One consequence of all the conflicting priorities is that Clinton never made a clear case for the $16 billion stimulus outlay. His aides ginned up the emergency-spending package during the transition, but immediately encountered opposition from members of his own party, who pointed out that it added $19.4 billion to the deficit just when Clinton said he was trying to cut it. The President countered by saying the stimulus package would create work for the unemployed in a "jobless recovery," though nearly one-quarter of the money would go to unemployment insurance, and $1 billion would be devoted to short- lived summer-jobs programs.
Because its ostensible purpose was to kick-start a weak recovery, the stimulus plan put Clinton in the awkward position of rooting for a bad economy in order to get it passed. Last week the White House was forced to acknowledge that Labor Secretary Reich had mischaracterized an exceptional jump in new jobs in February to give the impression that the economy was in worse shape than in fact it was. To bolster the case for the stimulus, Reich asserted at a special news conference that 90% of the 365,000 new jobs were part time, though it was later revealed that the Labor Department has scant evidence to back up Reich's assertion. Stephanopoulos admitted Reich's exercise in gloom and doom was "misleading."
But it was not until the Republicans seized on the $2.5 billion in community-development block grants to cities and states that the stimulus began to falter.

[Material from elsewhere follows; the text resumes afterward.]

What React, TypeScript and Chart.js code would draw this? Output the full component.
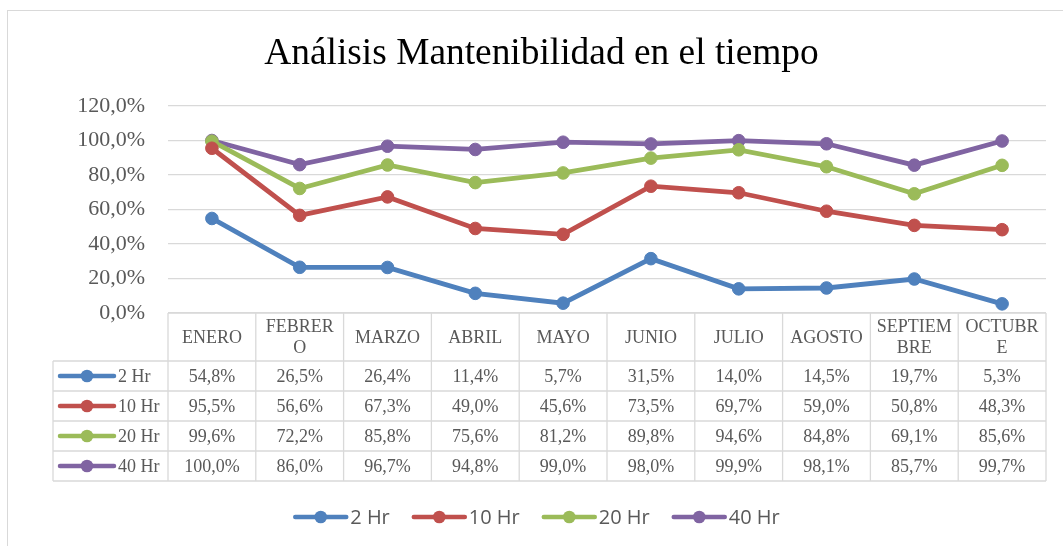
import React, { useEffect, useRef } from "react";
import { Chart, registerables } from "chart.js";

Chart.register(...registerables);

const title = "Análisis Mantenibilidad en el tiempo";
const categories: string[][] = [
  ["ENERO"],
  ["FEBRER", "O"],
  ["MARZO"],
  ["ABRIL"],
  ["MAYO"],
  ["JUNIO"],
  ["JULIO"],
  ["AGOSTO"],
  ["SEPTIEM", "BRE"],
  ["OCTUBR", "E"],
];
const seriesNames = ["2 Hr", "10 Hr", "20 Hr", "40 Hr"];
const seriesColors = ["#4F81BD", "#C0504D", "#9BBB59", "#8064A2"];
const s2 = [54.8, 26.5, 26.4, 11.4, 5.7, 31.5, 14.0, 14.5, 19.7, 5.3];
const s10 = [95.5, 56.6, 67.3, 49.0, 45.6, 73.5, 69.7, 59.0, 50.8, 48.3];
const s20 = [99.6, 72.2, 85.8, 75.6, 81.2, 89.8, 94.6, 84.8, 69.1, 85.6];
const s40 = [100.0, 86.0, 96.7, 94.8, 99.0, 98.0, 99.9, 98.1, 85.7, 99.7];
const seriesValues = [s2, s10, s20, s40];
const yMin = 0;
const yMax = 120;
const yStep = 20;

const fmt = (v: number) => v.toFixed(1).replace(".", ",") + "%";

const GRID = "#D9D9D9";
const TEXT = "#595959";
const SERIF = "'Liberation Serif', 'Times New Roman', serif";
const SANS = "'Open Sans', 'Noto Sans', sans-serif";

function drawKey(ctx: CanvasRenderingContext2D, x0: number, x1: number, y: number, color: string) {
  ctx.save();
  ctx.strokeStyle = color;
  ctx.lineWidth = 4.5;
  ctx.lineCap = "round";
  ctx.beginPath();
  ctx.moveTo(x0, y);
  ctx.lineTo(x1, y);
  ctx.stroke();
  ctx.fillStyle = color;
  ctx.beginPath();
  ctx.arc((x0 + x1) / 2, y, 6.3, 0, Math.PI * 2);
  ctx.fill();
  ctx.restore();
}

const tablePlugin = {
  id: "tablePlugin",
  beforeDraw(chart: any) {
    const ctx = chart.ctx as CanvasRenderingContext2D;
    ctx.save();
    ctx.fillStyle = "#FFFFFF";
    ctx.fillRect(0, 0, chart.width, chart.height);
    ctx.strokeStyle = GRID;
    ctx.lineWidth = 1;
    ctx.strokeRect(7.5, 10.5, chart.width + 10, chart.height + 10);
    // title
    ctx.fillStyle = "#000000";
    ctx.font = `37.4px ${SERIF}`;
    ctx.textAlign = "center";
    ctx.textBaseline = "alphabetic";
    ctx.fillText(title, 541.5, 64);
    ctx.restore();
  },
  afterDraw(chart: any) {
    const ctx = chart.ctx as CanvasRenderingContext2D;
    const xs = chart.scales.x;
    const area = chart.chartArea;
    const n = categories.length;
    const step = xs.getPixelForValue(1) - xs.getPixelForValue(0);
    const bounds: number[] = [];
    for (let i = 0; i <= n; i++) bounds.push(area.left + i * step);
    const top = area.bottom;
    const headerBottom = top + 48;
    const rowH = 30;
    const tableLeft = 53;
    const rowYs: number[] = [headerBottom];
    for (let r = 0; r < seriesValues.length; r++) rowYs.push(headerBottom + (r + 1) * rowH);
    const tableBottom = rowYs[rowYs.length - 1];

    ctx.save();
    ctx.strokeStyle = GRID;
    ctx.lineWidth = 1.3;
    ctx.beginPath();
    ctx.moveTo(area.left, top);
    ctx.lineTo(area.right, top);
    for (const y of rowYs) {
      ctx.moveTo(tableLeft, y);
      ctx.lineTo(area.right, y);
    }
    for (const bx of bounds) {
      ctx.moveTo(bx, top);
      ctx.lineTo(bx, tableBottom);
    }
    ctx.moveTo(tableLeft, headerBottom);
    ctx.lineTo(tableLeft, tableBottom);
    ctx.stroke();

    // header labels
    ctx.fillStyle = TEXT;
    ctx.font = `18px ${SERIF}`;
    ctx.textAlign = "center";
    ctx.textBaseline = "middle";
    const headerMid = (top + headerBottom) / 2;
    const lh = 21;
    categories.forEach((lines, i) => {
      const cx = xs.getPixelForValue(i);
      const start = headerMid - ((lines.length - 1) * lh) / 2;
      lines.forEach((ln, j) => ctx.fillText(ln, cx, start + j * lh + 1));
    });

    // rows
    seriesValues.forEach((vals, r) => {
      const cy = (rowYs[r] + rowYs[r + 1]) / 2 + 1;
      drawKey(ctx, 60, 114, cy - 1, seriesColors[r]);
      ctx.fillStyle = TEXT;
      ctx.font = `18px ${SERIF}`;
      ctx.textAlign = "left";
      ctx.fillText(seriesNames[r], 118, cy);
      ctx.textAlign = "center";
      vals.forEach((v, i) => ctx.fillText(fmt(v), xs.getPixelForValue(i), cy));
    });

    // bottom legend
    ctx.font = `20px ${SANS}`;
    ctx.textBaseline = "middle";
    ctx.textAlign = "left";
    const keyW = 53;
    const gapKT = 4;
    const gapItems = 22;
    const widths = seriesNames.map((s) => keyW + gapKT + ctx.measureText(s).width);
    const total = widths.reduce((a, b) => a + b, 0) + gapItems * (seriesNames.length - 1);
    let x = 536.5 - total / 2;
    const ly = 517;
    seriesNames.forEach((s, i) => {
      drawKey(ctx, x + 2, x + keyW, ly, seriesColors[i]);
      ctx.fillStyle = TEXT;
      ctx.fillText(s, x + keyW + gapKT, ly + 1);
      x += widths[i] + gapItems;
    });
    ctx.restore();
  },
};

export default function App() {
  const ref = useRef<HTMLCanvasElement | null>(null);
  useEffect(() => {
    if (!ref.current) return;
    const chart = new Chart(ref.current, {
      type: "line",
      data: {
        labels: categories.map((c) => c.join("")),
        datasets: seriesValues.map((vals, i) => ({
          label: seriesNames[i],
          data: vals,
          borderColor: seriesColors[i],
          backgroundColor: seriesColors[i],
          pointBackgroundColor: seriesColors[i],
          pointBorderColor: seriesColors[i],
          pointBorderWidth: 1,
          pointRadius: 6.3,
          borderWidth: 4.8,
          tension: 0,
          fill: false,
        })),
      },
      options: {
        responsive: false,
        animation: false,
        devicePixelRatio: 1,
        layout: { padding: { left: 0, right: 17, top: 106, bottom: 233 } },
        plugins: {
          legend: { display: false },
          title: { display: false },
          tooltip: { enabled: false },
        },
        scales: {
          x: {
            type: "category",
            display: false,
            offset: true,
          },
          y: {
            min: yMin,
            max: yMax,
            border: { display: false },
            grid: { color: GRID, lineWidth: 1.3, drawTicks: false },
            ticks: {
              stepSize: yStep,
              padding: 23,
              color: TEXT,
              font: { family: SERIF, size: 22 },
              callback: (v: any) => fmt(Number(v)),
            },
            afterFit: (scale: any) => {
              scale.width = 168;
            },
          },
        },
      },
      plugins: [tablePlugin],
    } as any);
    return () => chart.destroy();
  }, []);
  return (
    <div style={{ position: "absolute", left: 0, top: 0, width: 1063, height: 546 }}>
      <canvas ref={ref} width={1063} height={546} style={{ display: "block" }} />
    </div>
  );
}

They circulated a U.S. Conference of Mayors survey of potential projects -- including an "alpine slide" in Puerto Rico, a brewery renovation in Minnesota, tennis-court resurfacing in Alabama, an ice-skating warming hut in Connecticut -- that suggested Clinton's stimulus included some old-fashioned federal largesse. That none of these items were officially in the budget hardly mattered; "The Republicans," said a White House aide, "did a very good job of defining it as pork."